While Google has made search easy and quick, this is still a manual process. More information we need to find, the more bodies we need to throw at it. We can move this process to low-cost locations such as India, but simply adding more and more people will eventually become untenable. Also, adding more people doesn’t necessarily make searching faster or more accurate.
Yes, building more automation tools can alleviate some of the pains of repetitive processes. But existing systems are still largely rule-based, such as Robotic Process Automation (RPA), at least most of the existing RPA tools. Existing systems are good with structured data but often fall short when it comes to unstructured data. When we do secondary research, we still need human intuition to deal with the nuances of language, content, and context. A pure rule-based system won’t work. This is where I think investing in NLP will have the biggest bang for the buck. What NLP offers is “reading and comprehension” at scale. For example, machines can read hundreds, thousands, or even millions of documents at once, pull out only ones we need — or out just the parts that we need, and present it in a format that we want. I have had start-ups contacting me and promising to automate 60% to 70% of what we do. While I don’t think the technology is exactly there yet, I do think current NLP technology can automate as much as 20% to 30% of our existing processes.
Leverage Dark Data
Another source of valuable insights we have is our client interactions (face to face, calls, and emails.) We share our knowledge with them but we also learn from them — they are the pulse of the market. Most of knowledge we acquired are sitting in our heads. A portion does get recorded but they are mostly unstructured data, scattered on our PCs, emails, CRM systems, or even notebooks. This is what is commonly known as dark data.
So why don’t we leverage them? Unstructured data are messy and noisy. They are useless unless you can easily turn them into structured data. So far, there are no such tools. But with NLP, that is now possible. Obviously, this is exploratory. You may need to try few different projects till you hit the right one.
Where to Start (Different Approaches)
As to how to build a broader NLP capability, you can build, hire, buy/rent, or acquire.
Build Our Own by Leveraging Open Source
Because a large number open source ML and NLP tools and APIs are available, either free or relatively cheap, you can build this capability on your own. To be precise, this is a bespoke approach: you are simply BUILDING a chaise and pulling different tools from different sources. The cost will mostly be on design and integration.

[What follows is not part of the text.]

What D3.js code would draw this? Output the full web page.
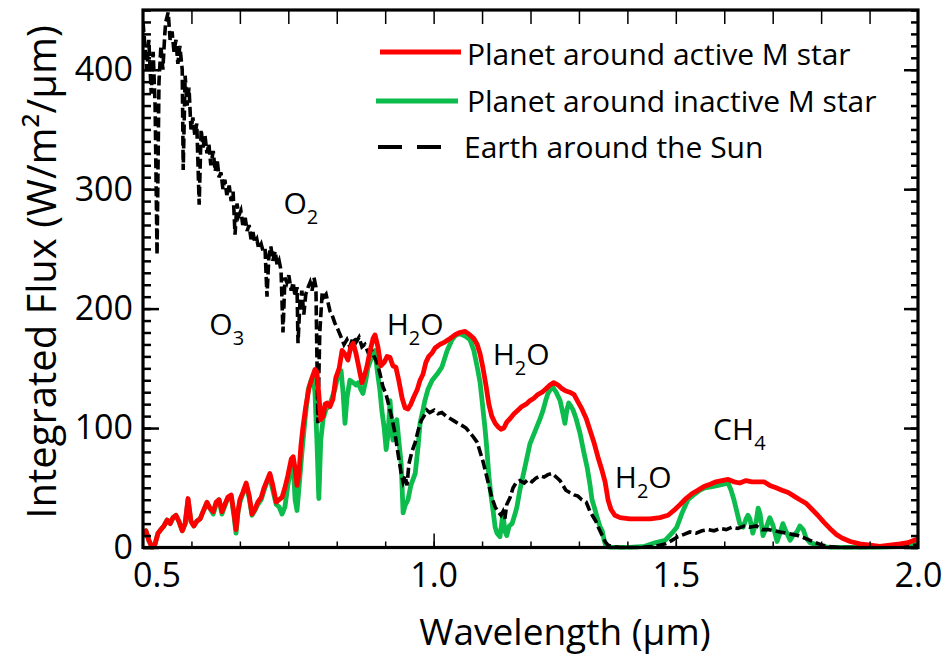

You can use your internal team, external providers, or a combination of both. There are start-ups who specialize in designing and building NLP related products can help you. If this is your first time doing this and your business unit leaders are not well versed in NLP or machine learning, it’s best to pick a company with significant on-shore presence. This is because you need same-time zone interactions as much a possible and also, while labor costs is high here, the US is also the leader in AI.
Pros & Cons
Here are some pros and cons:
Pros:
- You will own this capability
- More customization and flexibility
- More hand-holding in design phase
- Not locked into someone’s proprietary system — NLP/ML field is changing fast and new free/cheap tools are coming out every day
- Cost: this is a one-time build cost and you can scope it up or down; license cost is low because APIs are either free or very cheaper
Cons:
- Requires you to be more hands-on and build some internal NLP knowledge base
- Still takes months to stand up
- Hidden costs: maintenance, upgrade/enhancement development cost in the future (not just labor cost but also business disruption cost)

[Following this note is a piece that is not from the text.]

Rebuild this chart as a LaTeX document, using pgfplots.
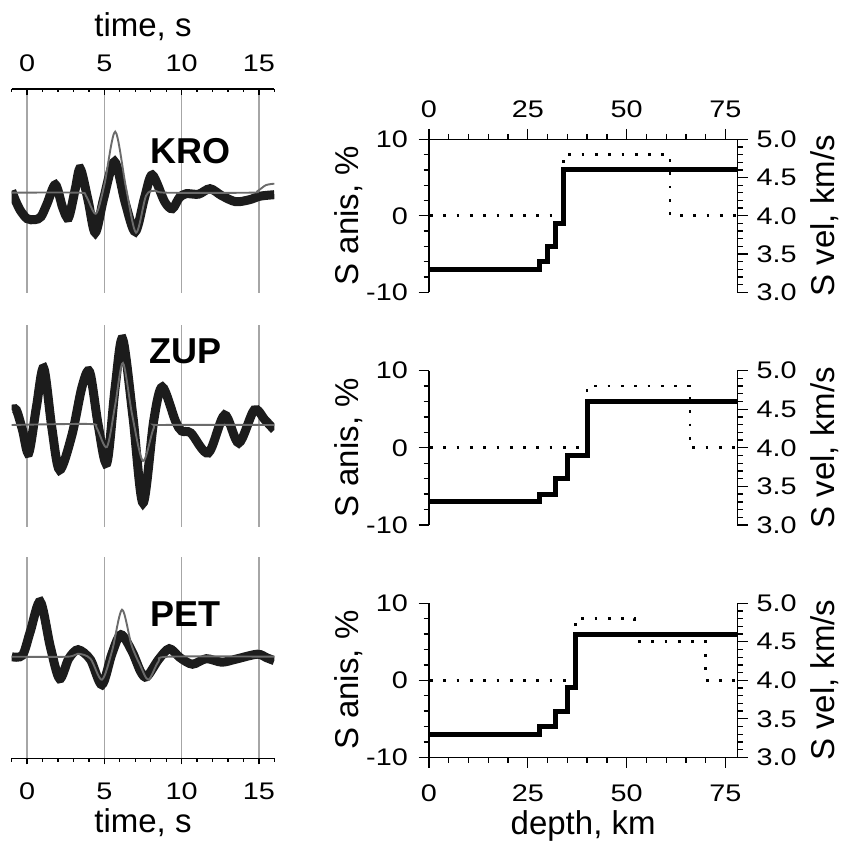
\documentclass[border=0pt]{standalone}
\usepackage{fontspec}
\setmainfont{Liberation Sans}
\newfontfamily\tickfam{Liberation Sans}[FakeStretch=1.2]
\usepackage{pgfplots}
\pgfplotsset{compat=1.18}
\definecolor{obs}{HTML}{1C1C1C}
\definecolor{syn}{HTML}{6B6B6B}
\definecolor{gridc}{HTML}{A6A6A6}
\newcommand{\tickfont}{\tickfam\fontsize{24}{28}\selectfont}
\newcommand{\labfont}{\fontsize{33}{38}\selectfont}
\newcommand{\stafont}{\fontsize{36}{40}\selectfont\bfseries}
\pgfplotsset{
  common/.style={scale only axis, anchor=south west,
     every tick/.style={black, line width=1.3pt},
     axis line style={line width=1.4pt},
     tick label style={font=\tickfont, inner sep=0pt}},
  wave/.style={common, width=262.6pt, xmin=-1, xmax=16,
     xtick={0,5,10,15}, xticklabels={0,5,10,15}, minor xtick={-1,0,...,16},
     xmajorgrids, major grid style={gridc, line width=1.7pt},
     axis y line=none, ytick=\empty,
     major tick length=6pt, minor tick length=3.5pt},
  obsline/.style={obs, line width=9pt, smooth, no marks},
  synline/.style={syn, line width=1.9pt, smooth, no marks},
  prof/.style={common, width=308.3pt, xmin=0, xmax=78, ymin=-10, ymax=10,
     axis y line*=left,
     ytick={-10,0,10}, yticklabels={-10,0,10}, minor ytick={-8,-6,-4,-2,2,4,6,8},
     xtick={0,25,50,75}, xticklabels={0,25,50,75}, minor xtick={5,10,15,20,30,35,40,45,55,60,65,70},
     tick align=outside, major tick length=10.5pt, minor tick length=5.5pt,
     yticklabel style={anchor=east, xshift=-10.5pt},
     ylabel={S anis, \%},
     every axis y label/.style={at={(axis description cs:-0.2283,0.5)}, rotate=90, anchor=base, font=\labfont, inner sep=0pt}},
  vel/.style={common, width=308.3pt, xmin=0, xmax=78, ymin=3, ymax=5,
     axis y line*=right, axis x line=none, xtick=\empty,
     ytick={3,3.5,4,4.5,5}, yticklabels={3.0,3.5,4.0,4.5,5.0},
     minor ytick={3.1,3.2,3.3,3.4,3.6,3.7,3.8,3.9,4.1,4.2,4.3,4.4,4.6,4.7,4.8,4.9},
     tick align=outside, major tick length=10.5pt, minor tick length=5.5pt,
     yticklabel style={anchor=west, xshift=8.5pt},
     ylabel={S vel, km/s},
     every axis y label/.style={at={(axis description cs:1.3137,0.5)}, rotate=90, anchor=base, font=\labfont, inner sep=0pt}},
  dotl/.style={black, line width=2.7pt, dash pattern=on 2.7pt off 10.6pt, dash phase=12.3pt},
  solidl/.style={black, line width=5pt},
}
\begin{document}
\begin{tikzpicture}
\path[use as bounding box] (0pt,0pt) rectangle (842pt,848pt);

% ---------------- KRO waveform ----------------
\begin{axis}[wave, at={(11.7pt,555pt)}, height=204pt, ymin=-100.3, ymax=103.7,
   axis x line*=top, tick align=inside,
   xticklabel style={anchor=south, yshift=17pt},
   xlabel={time, s},
   every axis x label/.style={at={(axis description cs:0.5,1.2549)}, anchor=base, font=\labfont, inner sep=0pt}]
\addplot[obsline] coordinates {(-1,2) (-0.75,-8) (-0.43,-18) (0,-26) (0.5,-27) (0.9,-24) (1.29,-11) (1.83,8) (2.3,-15) (2.68,-25) (3.12,4) (3.44,24) (3.95,-8) (4.41,-40) (4.95,-6) (5.66,31) (6.35,-10) (7.0,-39) (7.6,-5) (8.1,17.7) (8.9,-9) (9.4,-16) (9.85,-5) (10.3,-1) (11.1,-1.5) (11.84,4) (12.6,-3) (13.5,-9) (14.4,-7) (15.07,-3.5) (16,-2)};
\addplot[synline] coordinates {(-1,0) (3.3,0) (3.8,-3) (4.45,-21) (5.0,8) (5.7,61) (6.4,5) (7.05,-40) (7.7,-3) (8.3,2) (9.0,0) (14.4,0) (14.9,1.5) (15.45,7.5) (16,9)};
\node[anchor=west, inner sep=0pt, font=\stafont] at (axis cs:7.98,41.5) {KRO};
\end{axis}

% ---------------- ZUP waveform ----------------
\begin{axis}[wave, at={(11.7pt,321pt)}, height=202pt, ymin=-102, ymax=100,
   axis x line*=bottom, x axis line style={draw=none}, xticklabels={},
   major tick length=0pt, minor tick length=0pt]
\addplot[obsline] coordinates {(-1,15) (-0.7,15) (-0.3,-5) (0.1,-28) (0.6,18) (1.07,57) (1.6,-3) (2.1,-45) (2.9,-10) (3.55,38) (4.05,53) (4.6,0) (5.16,-38) (5.7,38) (6.18,86) (6.85,8) (7.5,-78) (8.2,5) (8.75,38) (9.6,4) (10.0,-6) (10.6,-8) (11.73,-28) (12.78,10) (13.7,-18) (14.7,15) (15.4,5) (16,-5)};
\addplot[synline] coordinates {(-1,0) (4.0,1) (4.5,-3) (5.16,-22) (5.7,20) (6.2,62) (6.8,10) (7.5,-36) (8.2,-3) (8.8,0) (16,0)};
\node[anchor=west, inner sep=0pt, font=\stafont] at (axis cs:7.92,74.2) {ZUP};
\end{axis}

% ---------------- PET waveform ----------------
\begin{axis}[wave, at={(11.7pt,89.7pt)}, height=201.3pt, ymin=-101.6, ymax=99.7,
   axis x line*=bottom, tick align=outside,
   xticklabel style={anchor=north, yshift=-18.7pt},
   xlabel={time, s},
   every axis x label/.style={at={(axis description cs:0.5,-0.371)}, anchor=base, font=\labfont, inner sep=0pt}]
\addplot[obsline] coordinates {(-1,0) (-0.3,1.5) (0.2,25) (0.85,55) (1.5,10) (2.1,-22) (2.69,-2) (3.3,7) (4.1,-3) (4.84,-28) (5.49,3) (6.07,22) (6.8,5) (7.35,-15) (7.75,-20) (8.5,-3) (9.2,8) (9.9,-1) (10.7,-7.5) (11.6,-2) (12.6,-5.5) (13.5,-2.5) (14.9,2.5) (15.5,-1) (16,-4)};
\addplot[synline] coordinates {(-1,0) (2.6,0) (3.3,3) (4.1,-2) (4.84,-23) (5.5,6) (6.14,47) (6.75,12) (7.3,-8) (7.85,-23) (8.5,-5) (9.2,0) (16,0)};
\node[anchor=west, inner sep=0pt, font=\stafont] at (axis cs:7.98,42.5) {PET};
\end{axis}

% ---------------- KRO profile ----------------
\begin{axis}[prof, at={(429pt,555.7pt)}, height=153pt,
   axis x line*=top, xticklabel style={anchor=south, yshift=10.8pt}]
\addplot[dotl] coordinates {(0,0) (34,0) (34,8) (61,8) (61,0) (78,0)};
\addplot[solidl] coordinates {(0,-7) (28,-7) (28,-6) (30,-6) (30,-4) (32,-4) (32,-1) (34,-1) (34,6) (78,6)};
\end{axis}
\begin{axis}[vel, at={(429pt,555.7pt)}, height=153pt]
\end{axis}

% ---------------- ZUP profile ----------------
\begin{axis}[prof, at={(429pt,323pt)}, height=154.3pt,
   axis x line*=bottom, x axis line style={draw=none}, xtick=\empty, minor xtick={}]
\addplot[dotl] coordinates {(0,0) (40,0) (40,8) (66,8) (66,0) (78,0)};
\addplot[solidl] coordinates {(0,-7) (28,-7) (28,-6) (32,-6) (32,-4) (35,-4) (35,-1) (40,-1) (40,6) (78,6)};
\end{axis}
\begin{axis}[vel, at={(429pt,323pt)}, height=154.3pt]
\end{axis}

% ---------------- PET profile ----------------
\begin{axis}[prof, at={(429pt,90.7pt)}, height=154pt,
   axis x line*=bottom, xticklabel style={anchor=north, yshift=-17.2pt},
   xlabel={depth, km},
   every axis x label/.style={at={(axis description cs:0.5,-0.5045)}, anchor=base, font=\labfont, inner sep=0pt}]
\addplot[dotl] coordinates {(0,0) (37,0) (37,8) (52,8) (52,5) (70,5) (70,0) (78,0)};
\addplot[solidl] coordinates {(0,-7) (28,-7) (28,-6) (32,-6) (32,-4) (35,-4) (35,-1) (37,-1) (37,6) (78,6)};
\end{axis}
\begin{axis}[vel, at={(429pt,90.7pt)}, height=154pt]
\end{axis}
\end{tikzpicture}
\end{document}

Rent Third Party Proprietary Platforms or Partner with AI Companies
Another approach is to use a non-competing third-party vendor to supply the data and analysis. For example, there are quite a few social analytics software vendors out there.
Most of these companies already have a long list of data sources, including Twitter (Firehose), Facebook, Instagram, forums, Google+, new sites, etc. They also add more sources if you ask for them. Keep in mind that most of the sources are open and easy to access (either free or cheap to access or scrape.) But the advantage is that such a vendor can pull everything together in one channel. Some of them also host historical data.

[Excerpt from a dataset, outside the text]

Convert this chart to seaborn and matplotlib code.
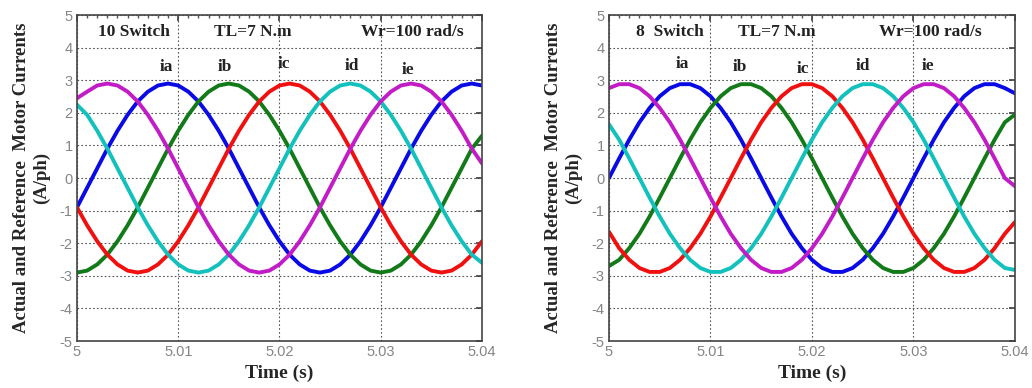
import matplotlib
matplotlib.use("Agg")
import matplotlib.pyplot as plt
import seaborn as sns
import pandas as pd
from matplotlib.ticker import MultipleLocator

# ---------------- data (1 ms samples) ----------------
time = [5.000 + 0.001 * i for i in range(41)]

# 10 switch panel
l_ia = [-0.90, -0.30, 0.30, 0.90, 1.45, 1.94, 2.35, 2.65, 2.84, 2.90, 2.84, 2.65, 2.35, 1.94,
        1.45, 0.90, 0.30, -0.30, -0.90, -1.45, -1.94, -2.35, -2.65, -2.84, -2.90, -2.84, -2.65,
        -2.35, -1.94, -1.45, -0.90, -0.30, 0.30, 0.90, 1.45, 1.94, 2.35, 2.65, 2.84, 2.90, 2.84]
l_ib = [-2.90, -2.84, -2.65, -2.35, -1.94, -1.45, -0.90, -0.30, 0.30, 0.90, 1.45, 1.94, 2.35,
        2.65, 2.84, 2.90, 2.84, 2.65, 2.35, 1.94, 1.45, 0.90, 0.30, -0.30, -0.90, -1.45, -1.94,
        -2.35, -2.65, -2.84, -2.90, -2.84, -2.65, -2.35, -1.94, -1.45, -0.90, -0.30, 0.30, 0.90, 1.30]
l_ic = [-0.90, -1.45, -1.94, -2.35, -2.65, -2.84, -2.90, -2.84, -2.65, -2.35, -1.94, -1.45,
        -0.90, -0.30, 0.30, 0.90, 1.45, 1.94, 2.35, 2.65, 2.84, 2.90, 2.84, 2.65, 2.35, 1.94, 1.45,
        0.90, 0.30, -0.30, -0.90, -1.45, -1.94, -2.35, -2.65, -2.84, -2.90, -2.84, -2.65, -2.35, -1.94]
l_id = [2.25, 1.94, 1.45, 0.90, 0.30, -0.30, -0.90, -1.45, -1.94, -2.35, -2.65, -2.84, -2.90,
        -2.84, -2.65, -2.35, -1.94, -1.45, -0.90, -0.30, 0.30, 0.90, 1.45, 1.94, 2.35, 2.65, 2.84,
        2.90, 2.84, 2.65, 2.35, 1.94, 1.45, 0.90, 0.30, -0.30, -0.90, -1.45, -1.94, -2.35, -2.60]
l_ie = [2.45, 2.65, 2.84, 2.90, 2.84, 2.65, 2.35, 1.94, 1.45, 0.90, 0.30, -0.30, -0.90, -1.45,
        -1.94, -2.35, -2.65, -2.84, -2.90, -2.84, -2.65, -2.35, -1.94, -1.45, -0.90, -0.30, 0.30,
        0.90, 1.45, 1.94, 2.35, 2.65, 2.84, 2.90, 2.84, 2.65, 2.35, 1.94, 1.45, 0.90, 0.45]

# 8 switch panel
r_ia = [0.00, 0.60, 1.18, 1.71, 2.15, 2.51, 2.76, 2.88, 2.88, 2.76, 2.51, 2.15, 1.71, 1.18,
        0.60, 0.00, -0.60, -1.18, -1.71, -2.15, -2.51, -2.76, -2.88, -2.88, -2.76, -2.51, -2.15,
        -1.71, -1.18, -0.60, 0.00, 0.60, 1.18, 1.71, 2.15, 2.51, 2.76, 2.88, 2.88, 2.76, 2.60]
r_ib = [-2.70, -2.51, -2.15, -1.71, -1.18, -0.60, 0.00, 0.60, 1.18, 1.71, 2.15, 2.51, 2.76,
        2.88, 2.88, 2.76, 2.51, 2.15, 1.71, 1.18, 0.60, 0.00, -0.60, -1.18, -1.71, -2.15, -2.51,
        -2.76, -2.88, -2.88, -2.76, -2.51, -2.15, -1.71, -1.18, -0.60, 0.00, 0.60, 1.18, 1.71, 1.95]
r_ic = [-1.65, -2.15, -2.51, -2.76, -2.88, -2.88, -2.76, -2.51, -2.15, -1.71, -1.18, -0.60,
        0.00, 0.60, 1.18, 1.71, 2.15, 2.51, 2.76, 2.88, 2.88, 2.76, 2.51, 2.15, 1.71, 1.18, 0.60,
        0.00, -0.60, -1.18, -1.71, -2.15, -2.51, -2.76, -2.88, -2.88, -2.76, -2.51, -2.15, -1.71, -1.35]
r_id = [1.65, 1.18, 0.60, 0.00, -0.60, -1.18, -1.71, -2.15, -2.51, -2.76, -2.88, -2.88, -2.76,
        -2.51, -2.15, -1.71, -1.18, -0.60, 0.00, 0.60, 1.18, 1.71, 2.15, 2.51, 2.76, 2.88, 2.88,
        2.76, 2.51, 2.15, 1.71, 1.18, 0.60, 0.00, -0.60, -1.18, -1.71, -2.15, -2.51, -2.76, -2.82]
r_ie = [2.76, 2.88, 2.88, 2.76, 2.51, 2.15, 1.71, 1.18, 0.60, 0.00, -0.60, -1.18, -1.71, -2.15,
        -2.51, -2.76, -2.88, -2.88, -2.76, -2.51, -2.15, -1.71, -1.18, -0.60, 0.00, 0.60, 1.18,
        1.71, 2.15, 2.51, 2.76, 2.88, 2.88, 2.76, 2.51, 2.15, 1.71, 1.18, 0.60, 0.00, -0.25]

phase_names = ["ia", "ib", "ic", "id", "ie"]
phase_colors = ["#0a0ae6", "#127a18", "#f01010", "#12c0bc", "#c21cc6"]

panel_titles = ["10 Switch", "8  Switch"]
load_text = "TL=7 N.m"
speed_text = "Wr=100 rad/s"
x_ticks = [5, 5.01, 5.02, 5.03, 5.04]
x_tick_labels = ["5", "5.01", "5.02", "5.03", "5.04"]
y_ticks = [-5, -4, -3, -2, -1, 0, 1, 2, 3, 4, 5]

# label positions (time, value) for the phase tags
left_tag_pos = [(5.0088, 3.4), (5.0146, 3.4), (5.0204, 3.5), (5.0272, 3.45), (5.0327, 3.3)]
right_tag_pos = [(5.0072, 3.5), (5.0129, 3.4), (5.0191, 3.35), (5.0250, 3.45), (5.0314, 3.45)]
left_head_pos = [(5.0056, 4.48), (5.0174, 4.48), (5.0331, 4.48)]
right_head_pos = [(5.0060, 4.48), (5.0165, 4.48), (5.0317, 4.48)]

# ---------------- drawing ----------------
sns.set_theme(style="white")
plt.rcParams["font.family"] = ["Liberation Serif", "DejaVu Serif"]

fig = plt.figure(figsize=(10.32, 3.88), dpi=100)
ax_l = fig.add_axes([0.0746, 0.1211, 0.3924, 0.840])
ax_r = fig.add_axes([0.5901, 0.1211, 0.3934, 0.840])

panels = [
    (ax_l, [l_ia, l_ib, l_ic, l_id, l_ie], left_tag_pos, left_head_pos, panel_titles[0]),
    (ax_r, [r_ia, r_ib, r_ic, r_id, r_ie], right_tag_pos, right_head_pos, panel_titles[1]),
]

for ax, series, tag_pos, head_pos, title in panels:
    df = pd.DataFrame({"time": time})
    for name, vals in zip(phase_names, series):
        df[name] = vals
    long = df.melt(id_vars="time", var_name="phase", value_name="current")
    sns.lineplot(data=long, x="time", y="current", hue="phase",
                 palette=dict(zip(phase_names, phase_colors)),
                 linewidth=2.8, ax=ax, legend=False)

    ax.set_xlim(5.0, 5.04)
    ax.set_ylim(-5, 5)
    ax.set_xticks(x_ticks)
    ax.set_xticklabels(x_tick_labels)
    ax.set_yticks(y_ticks)
    ax.set_yticklabels([str(v) for v in y_ticks])
    ax.xaxis.set_minor_locator(MultipleLocator(0.001))
    ax.tick_params(axis="both", which="major", direction="in", length=4,
                   labelsize=10.5, labelcolor="#858585", color="#444444",
                   top=True, right=True, pad=3)
    ax.tick_params(axis="both", which="minor", direction="in", length=2.5,
                   color="#555555", top=True, right=True)
    for lab in ax.get_xticklabels() + ax.get_yticklabels():
        lab.set_fontfamily("Liberation Sans")
    ax.grid(True, which="major", linestyle=(0, (1.5, 2.0)), color="#555555", linewidth=0.8)
    for sp in ax.spines.values():
        sp.set_visible(True)
        sp.set_color("#444444")
        sp.set_linewidth(1.2)

    ax.set_xlabel("Time (s)", fontsize=14, fontweight="bold")
    ax.xaxis.set_label_coords(0.5, -0.073)
    ax.set_ylabel("Actual and Reference  Motor Currents\n(A/ph)", fontsize=13.5,
                  fontweight="bold", linespacing=1.25)
    ax.yaxis.set_label_coords(-0.066, 0.5)

    heads = [title, load_text, speed_text]
    for txt, (hx, hy) in zip(heads, head_pos):
        ax.text(hx, hy, txt, ha="center", va="center", fontsize=12.5,
                fontweight="bold", color="#222222")
    for name, (tx, ty) in zip(phase_names, tag_pos):
        ax.text(tx, ty, name, ha="center", va="center", fontsize=12.5,
                fontweight="bold", color="#222222")

fig.savefig("out.png", dpi=100)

Their solutions tend to be off the shelf. But some customization is allowed. Some also “rent out” their algorithms to let you plug your internal data into their apps to be analyzed. However, that is more an exception than the rule. Also, because B2C companies (like consumer electronic products, retail, etc.) are way ahead of B2B companies, most social analytics firms are geared more towards B2C clients.
Pros & Cons
Pros:
- Off-the-shelf: you don’t to build it from scratch
- On-boarding process is fast and easy
- Requires minimum internal resources and talents to manage the project
Cons:
- Cost: recurring yearly subscription cost
- Lock you into their proprietary system
- Have little room to customize
- You are depending solely on the vendor’s ability to upgrade and innovate: the NLP/ML field is progressing fast; you may miss out on new free/cheap tools
Go Acquire an AI Company
If you have the cash, the quickest way is to acquire an AI company. Ideally the target should have:
- A roster of (hopefully) B2B clients (this proves that they know how to sell this to large enterprises)
- A proven solution
- A team of strong R&D team
Obviously, given how hot the AI has become in the last couple years, getting something on the cheap will be difficult. Another danger of this is how will it fit into your own culture. But more importantly, if you don’t have enough experience with NLP or machine learning, it will be hard to gauge the true value of an AI start-up.
Final Thoughts
In my opinion, the best approach is start building your own capability, but using both internal team and external providers. This is because you need to acquire internal capabilities — understand NLP at least on a conceptual level — and know what is nice and easy, need to have, nice to have, and pure science fiction. I recommend using both internal and external providers because based on my experience, it takes more than few months to get train your own people on NLP — having outside start-ups to hold your hands will shave off months in designing and use-case finding.
Once your organization gets its feet wet in NLP, you can then explore the buy/rent/partner and even acquisition option. Without some working experience with NLP, it is difficult to figure out what are possible and what are not.